Presidential Election 2012 (Just in case anyone forgot) 

Obama made gains among both Hispanic (4%) and Asian American voters (11%) and got 71% and 73% of each group's vote respectively, according to the Times (numbers may vary by source at this point). Ninety-three percent of African Americans voted for Obama. Overall, racial minorities made up 45% of Obama's total vote, a record number, according to Nate Silver. 

Credit: The New York Times, 2012 Election exit poll analysis  

Faith is a predictor of support of social issues...and even sports matches outcomes.

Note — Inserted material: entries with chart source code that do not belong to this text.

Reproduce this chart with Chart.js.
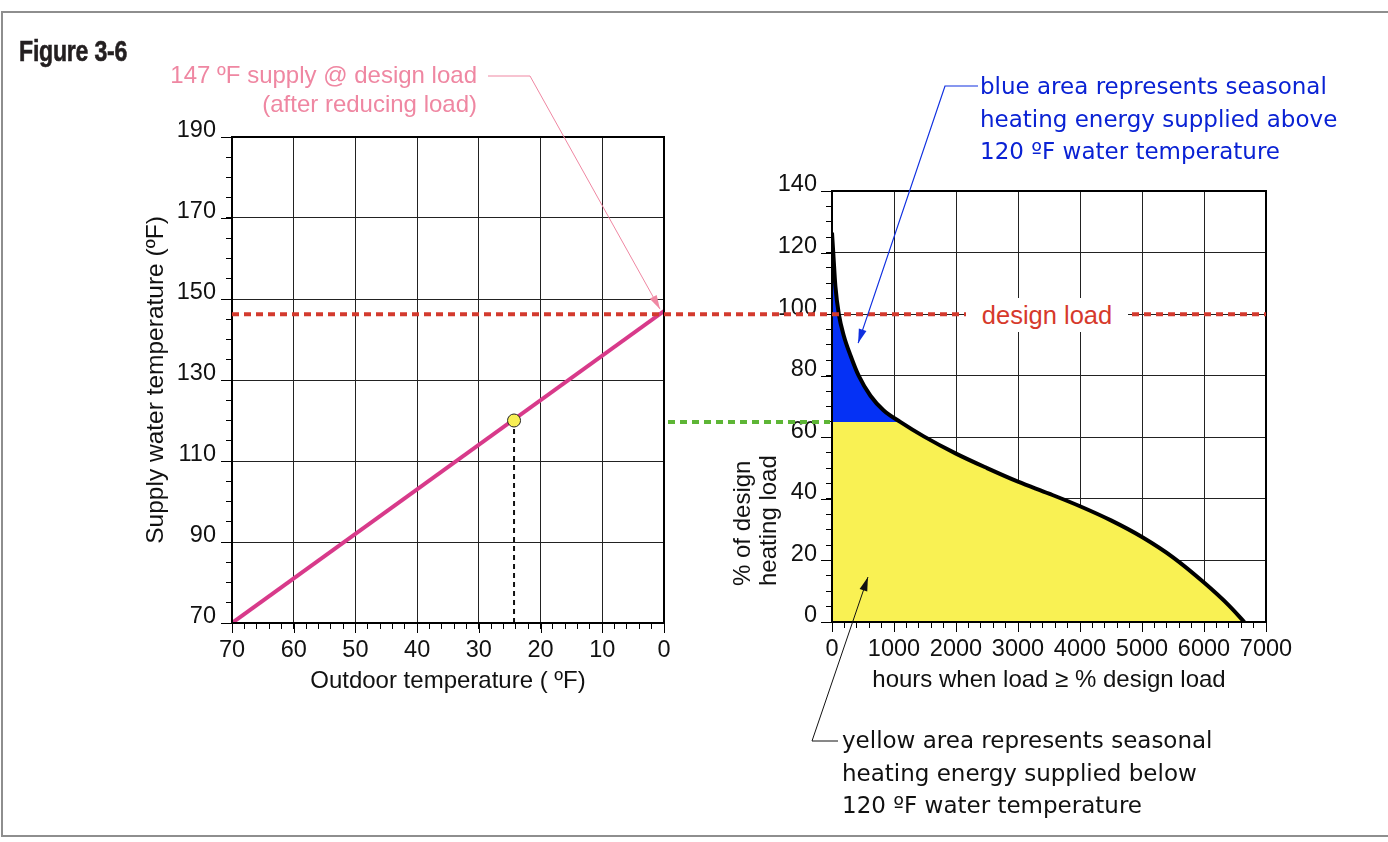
<!DOCTYPE html>
<html>
<head>
<meta charset="utf-8">
<title>Figure 3-6</title>
<script src="https://cdn.jsdelivr.net/npm/chart.js@4.4.1/dist/chart.umd.min.js"></script>
<style>
  html, body { margin: 0; padding: 0; background: #fff; }
  #page { position: relative; width: 1388px; height: 842px; overflow: hidden; background: #fff;
          font-family: 'Liberation Sans', Arial, Helvetica, sans-serif; }
  #frame { position: absolute; left: 1px; top: 11px; width: 1420px; height: 822px;
           border: 2px solid #8e8e8e; border-right: none; }
  canvas { position: absolute; }
  #leftChart { left: 100px; top: 100px; }
  #rightChart { left: 700px; top: 150px; }
  #overlay { left: 0; top: 0; pointer-events: none; }
  .note { position: absolute; white-space: nowrap; }
  #figLabel { left: 19px; top: 34px; font: bold 30px 'Liberation Sans', Arial, sans-serif; color: #231f20;
              transform: scaleX(0.77); transform-origin: 0 0; letter-spacing: -0.3px;
              -webkit-text-stroke: 0.6px #231f20; }
  #pinkNote { left: 0; width: 477px; top: 60px; text-align: right; font-size: 24px; line-height: 29px; color: #ef87a2; }
  #designLoad { left: 966px; top: 298px; width: 162px; height: 34px; line-height: 34px; text-align: center;
                background: #fff; font-size: 25.5px; color: #d6392b; }
  #rightYTitle { left: 729px; top: 586px; width: 200px; font-size: 24px; line-height: 26px; color: #111;
                 transform: rotate(-90deg); transform-origin: 0 0; text-align: left; }
  .lucida { font-family: 'DejaVu Sans', sans-serif; font-size: 23px; line-height: 32.5px; }
  #blueNote { left: 980px; top: 70px; color: #0a22d4; }
  #yellowNote { left: 842px; top: 724px; color: #111; }
</style>
</head>
<body>
<div id="page">
  <div id="frame"></div>
  <canvas id="leftChart" width="600" height="610"></canvas>
  <canvas id="rightChart" width="610" height="560"></canvas>
  <canvas id="overlay" width="1388" height="842"></canvas>
  <div class="note" id="figLabel">Figure 3-6</div>
  <div class="note" id="pinkNote">147 ºF supply @ design load<br>(after reducing load)</div>
  <div class="note" id="designLoad">design load</div>
  <div class="note" id="rightYTitle">% of design<br>heating load</div>
  <div class="note lucida" id="blueNote">blue area represents seasonal<br>heating energy supplied above<br>120 ºF water temperature</div>
  <div class="note lucida" id="yellowNote">yellow area represents seasonal<br>heating energy supplied below<br>120 ºF water temperature</div>
</div>
<script>
// left chart: supply water temperature reset line
const outdoorTemps = [70, 0];
const supplyTemps = [70, 147];
const markOutdoor = 24.3;
const markSupply = 120;

// right chart: load duration curve
const hours = [0, 20, 55, 110, 190, 300, 430, 620, 830, 1100, 1480, 2000, 2500, 3000, 3500, 4000, 4500, 5000, 5500, 6000, 6400, 6650];
const loadPct = [126.5, 120, 109, 100, 93, 86.5, 80, 73.5, 68.8, 65, 60.3, 54.7, 50, 45.6, 41.7, 37.6, 33, 27.6, 21, 12.8, 5.4, 0];
const designLoadPct = 100;
const splitPct = 65; // load where supply reaches 120 ºF

// where the leader arrows point (data coords)
const blueTip = { x: 422, y: 90.6 };
const yellowTip = { x: 580, y: 14.6 };

Chart.defaults.font.family = "'Liberation Sans', Arial, sans-serif";
Chart.defaults.color = '#111';

const FONT_TICK = { size: 23.5 };
const FONT_TITLE = { size: 24 };

// long major ticks + heavy plot frame
const frameAndTicks = {
  id: 'frameAndTicks',
  afterDraw(chart, args, opts) {
    const { ctx, chartArea: a, scales: { x, y } } = chart;
    ctx.save();
    ctx.strokeStyle = '#000';
    ctx.lineWidth = 1;
    ctx.beginPath();
    x.ticks.forEach((t) => {
      if (!opts.xMajor(t.value)) return;
      const p = Math.round(x.getPixelForValue(t.value)) + 0.5;
      ctx.moveTo(p, a.bottom);
      ctx.lineTo(p, a.bottom + 10);
    });
    y.ticks.forEach((t) => {
      if (!opts.yMajor(t.value)) return;
      const p = Math.round(y.getPixelForValue(t.value)) + 0.5;
      ctx.moveTo(a.left, p);
      ctx.lineTo(a.left - 11, p);
    });
    ctx.stroke();
    ctx.lineWidth = 2;
    ctx.strokeRect(a.left, a.top, a.right - a.left, a.bottom - a.top);
    ctx.restore();
  }
};

function axis(opts) {
  const { min, max, step, isMajor, title, reverse, fitWidth, fitHeight, labelOffset, padding } = opts;
  return {
    type: 'linear',
    min, max, reverse: !!reverse,
    border: { display: false },
    grid: {
      color: (c) => isMajor(c.tick.value) ? '#222' : 'rgba(0,0,0,0)',
      lineWidth: 1,
      tickColor: '#000',
      tickLength: 6,
      drawTicks: true
    },
    ticks: {
      stepSize: step,
      autoSkip: false,
      maxRotation: 0,
      padding: padding,
      labelOffset: labelOffset || 0,
      font: FONT_TICK,
      color: '#111',
      callback: (v) => isMajor(v) ? String(v) : ''
    },
    title: title
      ? { display: true, text: title.text, font: title.font || FONT_TITLE, color: '#111', padding: { top: 4, bottom: 4 } }
      : { display: false },
    afterFit: (s) => {
      if (fitWidth) s.width = fitWidth;
      if (fitHeight) s.height = fitHeight;
    }
  };
}

const leftXMajor = (v) => v % 10 === 0;
const leftYMajor = (v) => (v - 70) % 20 === 0;

const leftChart = new Chart(document.getElementById('leftChart'), {
  type: 'line',
  data: {
    datasets: [
      {
        data: [{ x: markOutdoor, y: markSupply }],
        showLine: false,
        pointRadius: 6.5,
        pointBackgroundColor: '#f8ef55',
        pointBorderColor: '#222',
        pointBorderWidth: 1,
        order: 0
      },
      {
        data: outdoorTemps.map((x, i) => ({ x, y: supplyTemps[i] })),
        borderColor: '#d83a8a',
        borderWidth: 4,
        pointRadius: 0,
        order: 1
      },
      {
        data: [{ x: markOutdoor, y: 70 }, { x: markOutdoor, y: markSupply }],
        borderColor: '#111',
        borderWidth: 2,
        borderDash: [5, 4],
        pointRadius: 0,
        order: 2
      }
    ]
  },
  options: {
    responsive: false,
    animation: false,
    devicePixelRatio: 1,
    layout: { padding: { left: 38, top: 37, right: 36, bottom: 10 } },
    plugins: {
      legend: { display: false },
      tooltip: { enabled: false },
      frameAndTicks: { xMajor: leftXMajor, yMajor: leftYMajor }
    },
    scales: {
      x: axis({ min: 0, max: 70, step: 2, reverse: true, isMajor: leftXMajor, padding: 7,
                title: { text: 'Outdoor temperature ( ºF)' }, fitHeight: 77 }),
      y: axis({ min: 70, max: 190, step: 5, isMajor: leftYMajor, padding: 10, labelOffset: -6,
                title: { text: 'Supply water temperature (ºF)', font: { size: 24.5 } }, fitWidth: 94 })
    }
  },
  plugins: [frameAndTicks]
});

const rightXMajor = (v) => v % 1000 === 0;
const rightYMajor = (v) => v % 20 === 0;
const curvePoints = hours.map((x, i) => ({ x, y: loadPct[i] }));

const rightChart = new Chart(document.getElementById('rightChart'), {
  type: 'line',
  data: {
    datasets: [
      {
        data: curvePoints,
        borderColor: '#000',
        borderWidth: 4,
        pointRadius: 0,
        cubicInterpolationMode: 'monotone',
        fill: { target: { value: splitPct }, above: '#0531f5', below: 'rgba(0,0,0,0)' },
        order: 1
      },
      {
        data: curvePoints,
        borderWidth: 0,
        borderColor: 'rgba(0,0,0,0)',
        backgroundColor: '#f9f153',
        pointRadius: 0,
        cubicInterpolationMode: 'monotone',
        fill: 'origin',
        order: 2
      }
    ]
  },
  options: {
    responsive: false,
    animation: false,
    devicePixelRatio: 1,
    layout: { padding: { left: 25, top: 41, right: 44, bottom: 11 } },
    plugins: {
      legend: { display: false },
      tooltip: { enabled: false },
      frameAndTicks: { xMajor: rightXMajor, yMajor: rightYMajor }
    },
    scales: {
      x: axis({ min: 0, max: 7000, step: 200, isMajor: rightXMajor, padding: 7,
                title: { text: 'hours when load ≥ % design load' }, fitHeight: 77 }),
      y: axis({ min: 0, max: 140, step: 5, isMajor: rightYMajor, padding: 9, labelOffset: -6,
                fitWidth: 107 })
    }
  },
  plugins: [frameAndTicks]
});

// overlay: lines that cross both charts, and leader arrows
const g = document.getElementById('overlay').getContext('2d');
const px = (chart, v) => chart.canvas.offsetLeft + chart.scales.x.getPixelForValue(v);
const py = (chart, v) => chart.canvas.offsetTop + chart.scales.y.getPixelForValue(v);

function dotted(x1, x2, y, color) {
  g.save();
  g.strokeStyle = color;
  g.lineWidth = 4;
  g.setLineDash([7, 5]);
  g.beginPath();
  g.moveTo(x1, y);
  g.lineTo(x2, y);
  g.stroke();
  g.restore();
}

function leader(points, color, width) {
  g.save();
  g.strokeStyle = color;
  g.fillStyle = color;
  g.lineWidth = width;
  g.beginPath();
  g.moveTo(points[0][0], points[0][1]);
  points.slice(1).forEach((p) => g.lineTo(p[0], p[1]));
  g.stroke();
  const [ax, ay] = points[points.length - 2];
  const [bx, by] = points[points.length - 1];
  const ang = Math.atan2(by - ay, bx - ax);
  const len = 14, half = 4;
  g.beginPath();
  g.moveTo(bx, by);
  g.lineTo(bx - len * Math.cos(ang) + half * Math.sin(ang), by - len * Math.sin(ang) - half * Math.cos(ang));
  g.lineTo(bx - len * Math.cos(ang) - half * Math.sin(ang), by - len * Math.sin(ang) + half * Math.cos(ang));
  g.closePath();
  g.fill();
  g.restore();
}

const designY = py(rightChart, designLoadPct);
dotted(px(leftChart, 70), px(rightChart, 7000), designY, '#d33a2e');
dotted(px(leftChart, 0) + 4, px(rightChart, 0) - 2, py(rightChart, splitPct), '#5db535');

leader([[488, 76], [530, 76], [px(leftChart, 0) - 4, py(leftChart, 147) - 2]], '#ef87a2', 1);
leader([[978, 86], [945, 86], [px(rightChart, blueTip.x), py(rightChart, blueTip.y)]], '#1030e0', 1.2);
leader([[838, 741], [812, 741], [px(rightChart, yellowTip.x), py(rightChart, yellowTip.y)]], '#111', 1);
</script>
</body>
</html>
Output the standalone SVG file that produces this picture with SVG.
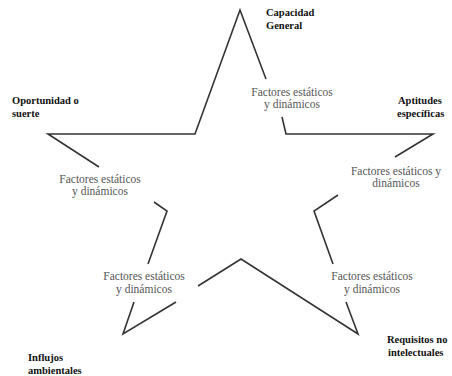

God had his hand in the Super Bowl: Nearly 3-in-10 (27 percent) Americans believe that God plays a role in determining which team wins sports events. 

(Public Religion Research Institute, Jan 16-20, 2012)

According to the Public Religion Research Institute, "[m]ore than one-third (36%) of Americans who live in the South agree that God plays a role in determining which team wins a sporting event, compared to nearly 3-in-10 (28%) Americans who live in the Midwest, 1-in-5 (20%) Americans who live in the Northeast, and 15% of Americans who live in the West."